Furthermore, like @secref{Day_5}, the puzzle provides certain criteria that must be met:
@itemlist[
@item{The password must have a sequence of three consecutive letters (like @litchar{bcd}).}
@item{The password may not contain @litchar{i}, @litchar{o}, or @litchar{l}.}
@item{The password must contain two different, non-overlapping pairs of letters.}
]
As in @secref{Day_5}, we'll use @iracket[regexp-match] to implement tests for these conditions. We'll also use @iracket[regexp-replace*] to build the function that increments a password alphabetically. Then it's a simple matter of looking at passwords until we find one that works.
The @racket[increment-password] function works by using the observation that if the password ends in any number of @litchar{z}s, you have to roll them over to @litchar{a} and increment the letter to the left. Otherwise, you can just increment the last letter  which is actually the same rule, but with zero @litchar{z}s. This logic can all be captured in one regular expression @racket[#rx"^(.*?)(.)(z*)$"].
The @racket[three-consecutive-letters?] test works by converting the letters to numbers and creating a list of the differences betweeen adjacent values. Any three consecutive letters will differ by value of @racket[1]. So if the list of differences contains the subsequence @racket['(1 1)], then the string has three consecutive letters.
@chunk[<day11-setup>
(require racket rackunit)
(provide (all-defined-out))
(define (increment-password password)
(define (increment-letter c)
((compose1 ~a integer->char add1 char->integer car string->list) c))
(match-define (list _ prefix letter-to-increment trailing-zs)
(regexp-match #rx"^(.*?)(.)(z*)$" password))
(string-append* (list prefix (increment-letter letter-to-increment)
(regexp-replace* #rx"z" trailing-zs "a"))))
(define (three-consecutive-letters? str)
(define ints (map char->integer (string->list str)))
(let loop ([differences (map - (cdr ints) (drop-right ints 1))])
(if (empty? differences)
#f
(or (list-prefix? '(1 1) differences) (loop (cdr differences))))))
(define (no-iol? str)
(not (regexp-match #rx"[iol]" str)))
(define (two-nonoverlapping-doubles? str)
(regexp-match #px"(\\w)\\1.*?(\\w)\\2" str))
(define (valid? password)
(and (three-consecutive-letters? password)
(no-iol? password)
(two-nonoverlapping-doubles? password)))
(define (find-next-valid-password starting-password)

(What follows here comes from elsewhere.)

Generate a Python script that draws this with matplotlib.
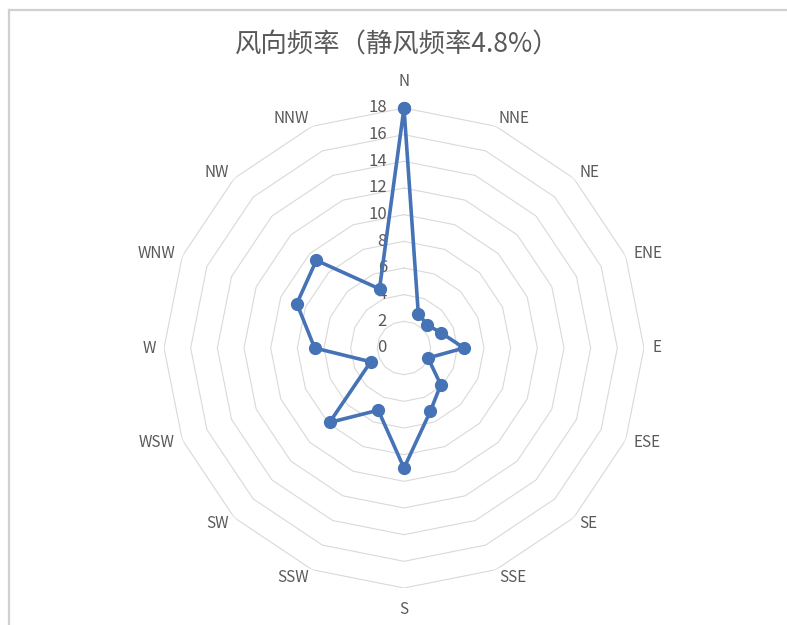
import numpy as np
import matplotlib
matplotlib.use("Agg")
import matplotlib.pyplot as plt
from matplotlib.lines import Line2D
from matplotlib.transforms import offset_copy

plt.rcParams['font.family'] = ['Noto Sans CJK SC', 'DejaVu Sans']

# data
directions = ['N', 'NNE', 'NE', 'ENE', 'E', 'ESE', 'SE', 'SSE',
              'S', 'SSW', 'SW', 'WSW', 'W', 'WNW', 'NW', 'NNW']
freq = [18.0, 2.8, 2.45, 3.0, 4.5, 1.95, 3.9, 5.15,
        9.0, 5.05, 7.9, 2.7, 6.7, 8.7, 9.3, 4.8]
rings = [2, 4, 6, 8, 10, 12, 14, 16, 18]
tick_vals = [0, 2, 4, 6, 8, 10, 12, 14, 16, 18]
title = '风向频率（静风频率4.8%）'

text_gray = '#595959'
grid_gray = '#d9d9d9'
line_blue = '#4673B5'

W, H = 787, 625
fig = plt.figure(figsize=(W / 100, H / 100), dpi=100)
fig.patch.set_facecolor('white')

# centre of radar at (404, 348) px, radius 240 px for value 18
cx, cy, R = 404, 348, 240
ax = fig.add_axes([(cx - R) / W, (H - cy - R) / H, 2 * R / W, 2 * R / H],
                  projection='polar')
ax.set_theta_offset(np.pi / 2)
ax.set_theta_direction(-1)
ax.set_ylim(0, 18)
ax.grid(False)
ax.set_xticks([])
ax.set_yticks([])
ax.spines['polar'].set_visible(False)
ax.patch.set_alpha(0)

n = len(directions)
theta = np.arange(n) * 2 * np.pi / n
theta_closed = np.append(theta, theta[0])

# polygon gridlines
for r in rings:
    ax.plot(theta_closed, [r] * (n + 1), color=grid_gray, lw=0.8, zorder=1)

# data series
vals = np.append(freq, freq[0])
ax.plot(theta_closed, vals, color=line_blue, lw=2.6, marker='o',
        markersize=8.5, zorder=3, clip_on=False)

# radial axis labels, just left of the vertical axis
lab_tr = offset_copy(ax.transData, fig=fig, x=-17, y=0, units='dots')
for v in tick_vals:
    ax.text(0, v, str(v), transform=lab_tr, ha='right', va='center',
            fontsize=12, color=text_gray, zorder=2)

# direction labels, aligned outward like Excel does
for t, d in zip(theta, directions):
    s, c = np.sin(t), np.cos(t)
    ha = 'left' if s > 0.1 else ('right' if s < -0.1 else 'center')
    va = 'center'
    r_lab = 18.6
    if abs(s) < 0.1:
        va = 'bottom' if c > 0 else 'top'
        r_lab = 19.35 if c > 0 else 18.95
    ax.text(t, r_lab, d, ha=ha, va=va, fontsize=11,
            color=text_gray, clip_on=False)

fig.text(397 / W, 1 - 45 / H, title, ha='center', va='center',
         fontsize=19, color=text_gray)

# chart area border (top and left edges visible)
bx, by = 9 / W, 1 - 10 / H
fig.add_artist(Line2D([bx, 1], [by, by], transform=fig.transFigure,
                      color='#d0d0d0', lw=1.6))
fig.add_artist(Line2D([bx, bx], [0, by], transform=fig.transFigure,
                      color='#d0d0d0', lw=1.6))

fig.savefig('out.png', dpi=100, facecolor='white')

(define candidate-pw (increment-password starting-password))
(if (valid? candidate-pw)
candidate-pw
(find-next-valid-password candidate-pw)))
]
@chunk[<day11-q1>
(define (q1 input-key)
(find-next-valid-password input-key))]
@section{What's the next valid password after that?}
We take the answer to question 1 and use it as input to the same function.
@chunk[<day11-q2>
(define (q2 input-key)
(find-next-valid-password (q1 input-key))) ]
@section{Testing Day 11}
@chunk[<day11-test>
(module+ test
(define input-key (file->string "day11-input.txt"))
(check-equal? (q1 input-key) "hxbxxyzz")
(check-equal? (q2 input-key) "hxcaabcc"))]